Here is some info for you - 
The hard lines vary depending on year/model, there are about 3 different variations.
Example, on rear disc cars, (& some late drum models) 2 lines run from the MC back to the proportioning valve in front of the rear axle, then 2 lines run from there to either side of the rear axle, then flex hoses, then 2 lines on the axle to drum/disc. On older drum rears, the lines run right back to the flex hoses.
The brake line info is avialable by model/year in EKTA (VW service parts database). 
Go to your vw parts counter, give them the year/model/vin number and ask for a printout of the EKTA picture & p/n's for front and rear brake lines/parts for your car.
Some of the hard lines have vw part numbers, some don't but they all show the length in mm in the part listing description/comments column on the right.
They should be happy to give you the printouts if you tell them you're making a list of parts to buy for this repair. 
You'll want ID & buy sufficient of the assorted clips - little plastic clips that hold the lines to the body & rear axle, the 'c' shaped spring clips that hold the hose ends in their brackets etc. They are inexpensive (.50-$1.00 each) and many will break when you pop the lines out. 
For lines, you can order from VW bubble flare end fittings & factory hard line (units of 5 meters at $9/m). You will need access to an ISO brake line double flare tool, they're about $100 and tubing bender pliers.
Some auto parts stores, ie NAPA, have metric brake line pieces with flares & fittings already made up in 10 inch increments pretty cheap - 8, 12, 20, 30, 40, 50 & maybe 60 inches long.
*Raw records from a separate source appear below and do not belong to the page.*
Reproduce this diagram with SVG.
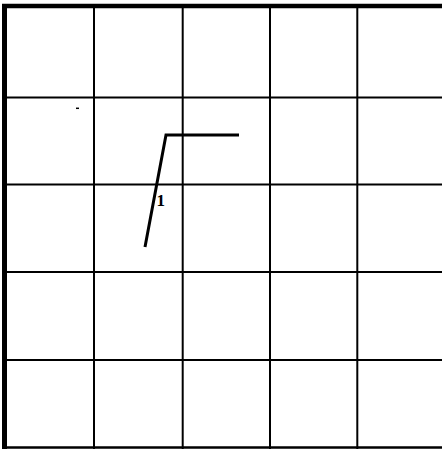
<svg xmlns="http://www.w3.org/2000/svg" width="442" height="449" viewBox="0 0 442 449">
<style>
.g{stroke:#000;stroke-width:2;fill:none}
.c{stroke:#000;stroke-width:3;fill:none;stroke-linejoin:miter}
.t{font-family:"Liberation Serif",serif;font-weight:bold;font-size:17px;fill:#000}
</style>
<rect width="442" height="449" fill="#fff"/>
<g id="grid">
<line class="g" x1="2" y1="6" x2="442" y2="6" style="stroke-width:4.5"/>
<line class="g" x1="4.5" y1="4" x2="4.5" y2="449" style="stroke-width:5"/>
<line class="g" x1="94" y1="6" x2="94" y2="449"/>
<line class="g" x1="182.7" y1="6" x2="182.7" y2="449"/>
<line class="g" x1="270" y1="6" x2="270" y2="449"/>
<line class="g" x1="357.3" y1="6" x2="357.3" y2="449"/>
<line class="g" x1="4" y1="97.5" x2="442" y2="97.5"/>
<line class="g" x1="4" y1="184.5" x2="442" y2="184.5"/>
<line class="g" x1="4" y1="272" x2="442" y2="272"/>
<line class="g" x1="4" y1="360" x2="442" y2="360"/>
<line class="g" x1="4" y1="447.5" x2="442" y2="447.5" style="stroke-width:2.5"/>
<line class="g" x1="76" y1="108.3" x2="79" y2="108.3" style="stroke-width:1.5"/>
</g>
<g id="curve1">
<polyline class="c" points="145,247 166,135 239,135"/>
<text class="t" x="156.5" y="205.5">1</text>
</g>
</svg>
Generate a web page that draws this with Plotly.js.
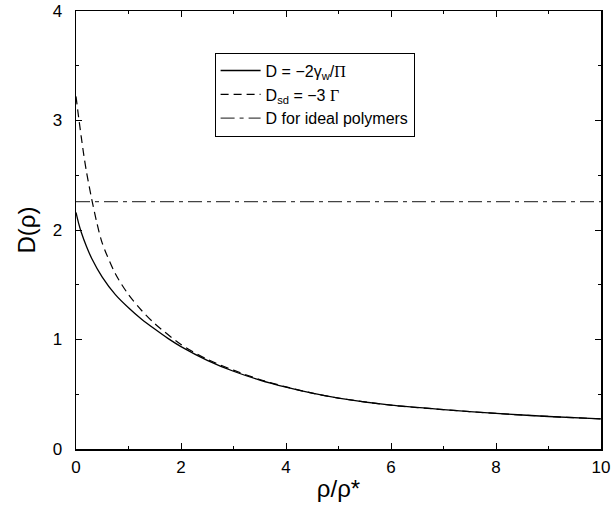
<!DOCTYPE html>
<html>
<head>
<meta charset="utf-8">
<script src="https://cdn.plot.ly/plotly-3.0.1.min.js"></script>
<style>html,body{margin:0;padding:0;background:#fff;}#chart{width:611px;height:506px;}</style>
</head>
<body>
<div id="chart"></div>
<script>
// Solid curve: D = -2 gamma_w / Pi
const xSolid = [0, 0.05, 0.1, 0.2, 0.3, 0.5, 0.75, 1, 1.25, 1.5, 1.75, 2, 2.5, 3, 3.5, 4, 4.5, 5, 6, 7, 8, 9, 10];
const ySolid = [2.16, 2.06, 1.98, 1.85, 1.74, 1.57, 1.41, 1.29, 1.185, 1.095, 1.01, 0.935, 0.81, 0.71, 0.63, 0.565, 0.51, 0.465, 0.40, 0.36, 0.325, 0.297, 0.275];
// Dashed curve: D_sd = -3 Gamma
const xDashed = [0, 0.05, 0.1, 0.15, 0.2, 0.3, 0.4, 0.5, 0.75, 1, 1.25, 1.5, 2, 2.5, 3, 3.5, 4, 4.5, 5, 6, 7, 8, 9, 10];
const yDashed = [3.22, 3.03, 2.85, 2.68, 2.53, 2.28, 2.06, 1.88, 1.60, 1.41, 1.265, 1.145, 0.955, 0.82, 0.72, 0.635, 0.567, 0.51, 0.465, 0.40, 0.36, 0.325, 0.297, 0.275];
// Ideal polymers: constant
const xIdeal = [0, 10];
const yIdeal = [2.26, 2.26];

const names = [
  'D = −2γ<sub>w</sub>/<span style="font-family:\'Liberation Serif\',serif">Π</span>',
  'D<sub>sd</sub> = −3 <span style="font-family:\'Liberation Serif\',serif">Γ</span>',
  'D for ideal polymers'
];

const traces = [
  {x: xSolid, y: ySolid, mode: 'lines', name: names[0], line: {color: '#000', width: 1.3, shape: 'spline', smoothing: 0.8}},
  {x: xDashed, y: yDashed, mode: 'lines', name: names[1], line: {color: '#000', width: 1.2, dash: '8px,5px', shape: 'spline', smoothing: 0.8}},
  {x: xIdeal, y: yIdeal, mode: 'lines', name: names[2], line: {color: '#444', width: 1.2, dash: '14px,5px,4px,5px'}}
];

const FONT = 'Liberation Sans, Arial, sans-serif';
const axisCommon = {
  showgrid: false, zeroline: false, showline: true, linecolor: '#000', linewidth: 1.5,
  mirror: 'allticks', ticks: 'inside', ticklen: 6, tickwidth: 1, tickcolor: '#000',
  tickfont: {family: FONT, size: 17, color: '#000'}
};

const layout = {
  width: 611, height: 506,
  margin: {l: 76, r: 10, t: 11, b: 57},
  paper_bgcolor: '#fff', plot_bgcolor: '#fff',
  showlegend: true,
  legend: {
    x: 0.264, y: 0.905, xanchor: 'left', yanchor: 'top',
    bordercolor: '#000', borderwidth: 1, bgcolor: '#fff',
    font: {family: FONT, size: 16, color: '#000'},
    tracegroupgap: 0, itemwidth: 40
  },
  xaxis: Object.assign({}, axisCommon, {
    range: [0, 10], tickmode: 'linear', tick0: 0, dtick: 2,
    minor: {ticks: 'inside', dtick: 1, ticklen: 3, tickcolor: '#000'},
    ticklabelstandoff: 2,
    title: {text: 'ρ/ρ*', font: {family: FONT, size: 24, color: '#000'}, standoff: 4}
  }),
  yaxis: Object.assign({}, axisCommon, {
    range: [0, 4], tickmode: 'linear', tick0: 0, dtick: 1,
    minor: {ticks: 'inside', dtick: 0.5, ticklen: 3, tickcolor: '#000'},
    ticklabelstandoff: 9,
    title: {text: 'D(ρ)', font: {family: FONT, size: 24, color: '#000'}, standoff: 10}
  })
};

Plotly.newPlot('chart', traces, layout, {displayModeBar: false, staticPlot: true});
</script>
</body>
</html>
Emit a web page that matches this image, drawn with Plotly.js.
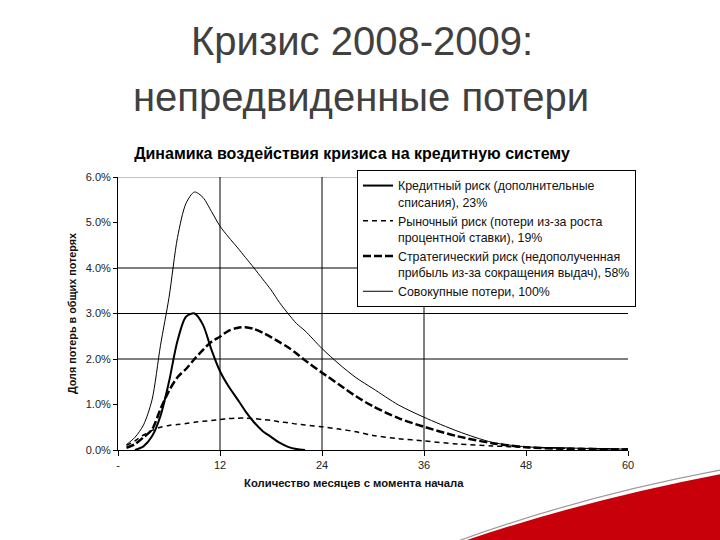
<!DOCTYPE html>
<html>
<head>
<meta charset="utf-8">
<script src="https://cdn.plot.ly/plotly-3.0.1.min.js"></script>
<style>html,body{margin:0;padding:0;background:#fff;}#chart{width:720px;height:540px;}</style>
</head>
<body>
<div id="chart"></div>
<script>
// ---- data (values in % of total losses) ----
const months = [1,2,3,4,5,6,7,8,9,10,11,12,13,14,15,16,17,18,19,20,21,22,24,26,28,30,33,36,40,44,48,52,56,60];
const creditRisk = [null,0.0,0.08,0.3,0.75,1.5,2.4,2.93,3.0,2.75,2.2,1.73,1.4,1.13,0.85,0.61,0.42,0.29,0.16,0.07,0.02,0.0,
  null,null,null,null,null,null,null,null,null,null,null,null];
const marketRisk = [0.1,0.2,0.33,0.43,0.5,0.54,0.56,0.58,0.61,0.63,0.65,0.67,0.69,0.7,0.7,0.69,0.67,0.65,0.62,0.6,0.57,0.55,
  0.51,0.46,0.4,0.32,0.25,0.2,0.13,0.09,0.06,0.04,0.03,0.02];
const strategicRisk = [0.05,0.13,0.28,0.45,0.9,1.3,1.6,1.78,2.0,2.2,2.38,2.49,2.62,2.68,2.7,2.66,2.58,2.48,2.37,2.26,2.12,1.97,
  1.7,1.44,1.18,0.96,0.7,0.51,0.3,0.15,0.06,0.03,0.02,0.01];
const totalLoss = [0.12,0.28,0.55,1.1,2.3,3.35,4.67,5.42,5.67,5.55,5.24,4.92,4.68,4.46,4.23,4.0,3.76,3.52,3.24,3.0,2.78,2.62,
  2.23,1.89,1.59,1.35,0.99,0.72,0.41,0.17,0.07,0.05,0.03,0.02];
const seriesNames = [
  "Кредитный риск (дополнительные<br>списания), 23%",
  "Рыночный риск (потери из-за роста<br>процентной ставки), 19%",
  "Стратегический риск (недополученная<br>прибыль из-за сокращения выдач), 58%",
  "Совокупные потери, 100%"
];
const xTickVals = [0,12,24,36,48,60];
const xTickText = ["-","12","24","36","48","60"];
const yTickVals = [0,1,2,3,4,5,6];
const yTickText = ["0.0%","1.0%","2.0%","3.0%","4.0%","5.0%","6.0%"];
const gridY = [2,3,4,6];
const gridX = [12,24,36];
const slideTitle1 = "Кризис 2008-2009:";
const slideTitle2 = "непредвиденные потери";
const chartTitle = "Динамика воздействия кризиса на кредитную систему";
const xTitle = "Количество месяцев с момента начала";
const yTitle = "Доля потерь в общих потерях";

// ---- layout helpers (plot area: 118..628 px, 177..450 px) ----
const L = 118, R = 92, T = 177, B = 90, W = 720, H = 540;
const pw = W - L - R, ph = H - T - B;
const px = x => (x - L) / pw;
const py = y => (H - B - y) / ph;

const FONT = "Liberation Sans, Arial, sans-serif";

const traces = [
  {x: months, y: creditRisk, name: seriesNames[0], mode: "lines",
   line: {color: "#000", width: 2, shape: "spline", smoothing: 0.8}},
  {x: months, y: marketRisk, name: seriesNames[1], mode: "lines",
   line: {color: "#000", width: 1.5, dash: "5px,4px", shape: "spline", smoothing: 0.8}},
  {x: months, y: strategicRisk, name: seriesNames[2], mode: "lines",
   line: {color: "#000", width: 2.5, dash: "8px,3px", shape: "spline", smoothing: 0.8}},
  {x: months, y: totalLoss, name: seriesNames[3], mode: "lines",
   line: {color: "#000", width: 1, shape: "spline", smoothing: 0.8}}
];

const shapes = [];
gridY.forEach(v => shapes.push({type: "line", xref: "x", yref: "y", x0: 0, x1: 60, y0: v, y1: v,
  line: {color: v === 6 ? "#888" : "#000", width: 1}, layer: "below"}));
gridX.forEach(v => shapes.push({type: "line", xref: "x", yref: "y", x0: v, x1: v, y0: 0, y1: 6,
  line: {color: "#000", width: 1}, layer: "below"}));
// decorative red swoosh (bottom-right corner)
shapes.push({type: "path", xref: "paper", yref: "paper",
  path: `M ${px(464)} ${py(541)} Q ${px(585)} ${py(500)} ${px(721)} ${py(474)} L ${px(721)} ${py(541)} Z`,
  fillcolor: "#c8000a", line: {width: 0}});
shapes.push({type: "path", xref: "paper", yref: "paper",
  path: `M ${px(458)} ${py(541)} Q ${px(582)} ${py(496)} ${px(721)} ${py(470)}`,
  line: {color: "#999", width: 1.2}});

const annotations = [
  {text: slideTitle1, xref: "paper", yref: "paper", x: px(362), y: py(41), xanchor: "center", yanchor: "middle",
   showarrow: false, font: {family: FONT, size: 40, color: "#404040"}},
  {text: slideTitle2, xref: "paper", yref: "paper", x: px(361), y: py(97), xanchor: "center", yanchor: "middle",
   showarrow: false, font: {family: FONT, size: 40, color: "#404040"}},
  {text: "<b>" + xTitle + "</b>", xref: "paper", yref: "paper", x: px(242), y: py(483), xanchor: "left", yanchor: "middle",
   showarrow: false, font: {family: FONT, size: 11.3, color: "#111"}}
];

const layout = {
  width: W, height: H,
  margin: {l: L, r: R, t: T, b: B},
  paper_bgcolor: "#fff", plot_bgcolor: "#fff",
  font: {family: FONT, color: "#111"},
  title: {text: "<b>" + chartTitle + "</b>", x: 352 / W, xanchor: "center", xref: "container",
          y: 1 - 153 / H, yref: "container", yanchor: "middle",
          font: {family: FONT, size: 16, color: "#000"}},
  xaxis: {range: [0, 60], tickmode: "array", tickvals: xTickVals, ticktext: xTickText, showgrid: false, zeroline: false,
          showline: true, linecolor: "#000", linewidth: 1, ticks: "outside", ticklen: 5, tickcolor: "#000",
          tickfont: {family: FONT, size: 11, color: "#222"}, fixedrange: true},
  yaxis: {range: [0, 6], tickmode: "array", tickvals: yTickVals, ticktext: yTickText, showgrid: false, zeroline: false,
          showline: true, linecolor: "#000", linewidth: 1, ticks: "outside", ticklen: 4, tickcolor: "#000",
          tickfont: {family: FONT, size: 11, color: "#222"},
          title: {text: "<b>" + yTitle + "</b>", standoff: 6, font: {family: FONT, size: 10.8, color: "#111"}},
          fixedrange: true},
  showlegend: true,
  legend: {x: px(357), y: py(170), xanchor: "left", yanchor: "top", bgcolor: "#fff",
           bordercolor: "#000", borderwidth: 1, valign: "top",
           font: {family: FONT, size: 12.4, color: "#111"}, tracegroupgap: 4},
  shapes: shapes,
  annotations: annotations
};

Plotly.newPlot("chart", traces, layout, {displayModeBar: false, staticPlot: true});
</script>
</body>
</html>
Some of these are very close to the vw line lengths, you'd just have to bend them to shape using the old lines as model. NAPA also has ISO bubble flare union fittings (joins two lines) so you can make up any length you need by joining two shorter lines.
I'm going through this exercise on my 90 golf. The longest lines, from MC to rear proportioning valve, are about 1900 mm long I believe (75 inches).
You may also need to replace your wheel cylinders or brake hoses if the lines are rusted solid into them. Have all your parts listed & ready (or avialable on short notice) before you take the car apart. You don't want the car on blocks for a week waiting for some obscure clip to arrive. You can return few unused parts for refund when you're done. 
Hope this helps. Jesse.


----------